The social network reported revenue of $8.03 billion for the first quarter of 2017, a 49 percent jump over the same quarter last year. Analysts were looking for Facebook to bring in $7.83 billion in revenue for the quarter, a 45 percent revenue jump over the same period a year ago.
Facebook has been warning investors for the past six months to brace for a slowdown in the company’s business, a result of both big numbers and the fact that Facebook is running out of places to show people ads inside News Feed.
But that slowdown hasn’t arrived yet, at least not in the way those outside the company expected.
Facebook also reported 1.94 billion total monthly users, up roughly 80 million users from last quarter.
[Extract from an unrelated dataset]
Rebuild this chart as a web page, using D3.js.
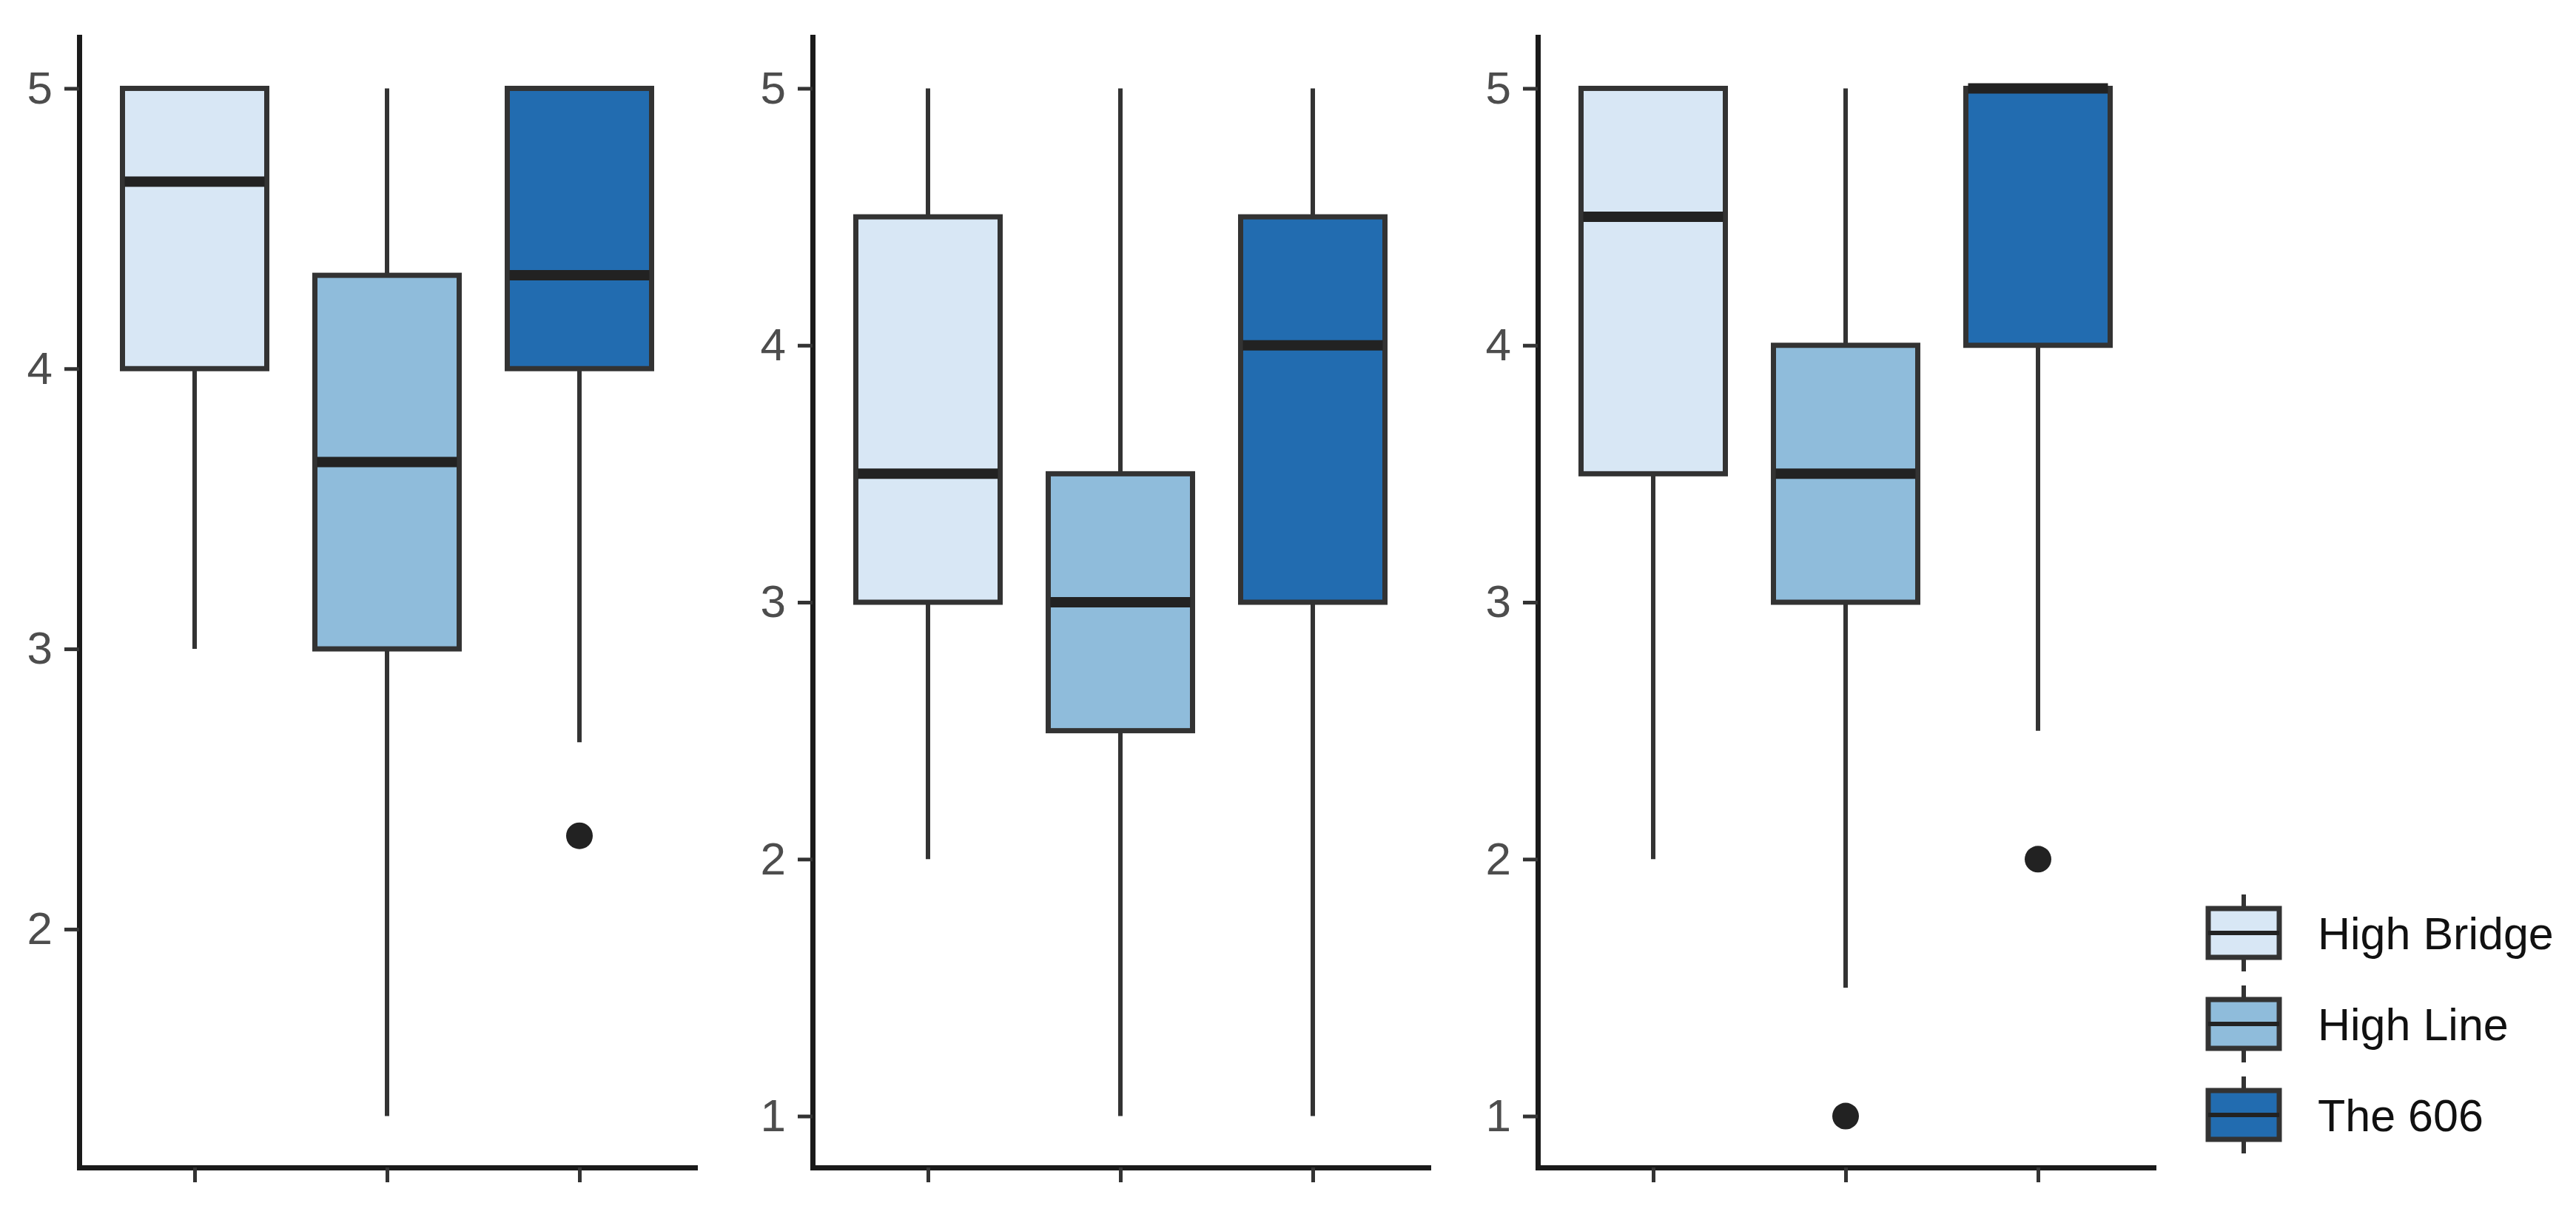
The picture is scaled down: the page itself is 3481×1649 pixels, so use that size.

It claims 1.28 billion daily active users.
Update: Facebook included a note in its earnings release that it will “no longer [be] reporting non-GAAP expenses, income, tax rate and earnings per share (EPS).”
We asked Facebook COO Sheryl Sandberg why the company was making that change, and she said that it had to do with expenses related to the company’s stock-based compensation.
“Stock is a critical part of our compensation structure, so we think investors should focus on our financial performance with stock-based compensation included,” she said during a brief call. Facebook reported $3.22 billion in “share-based compensation” in 2016.
Sandberg added that CFO Dave Wehner plans to address the change in more detail on the company’s earnings call at 5 pm ET.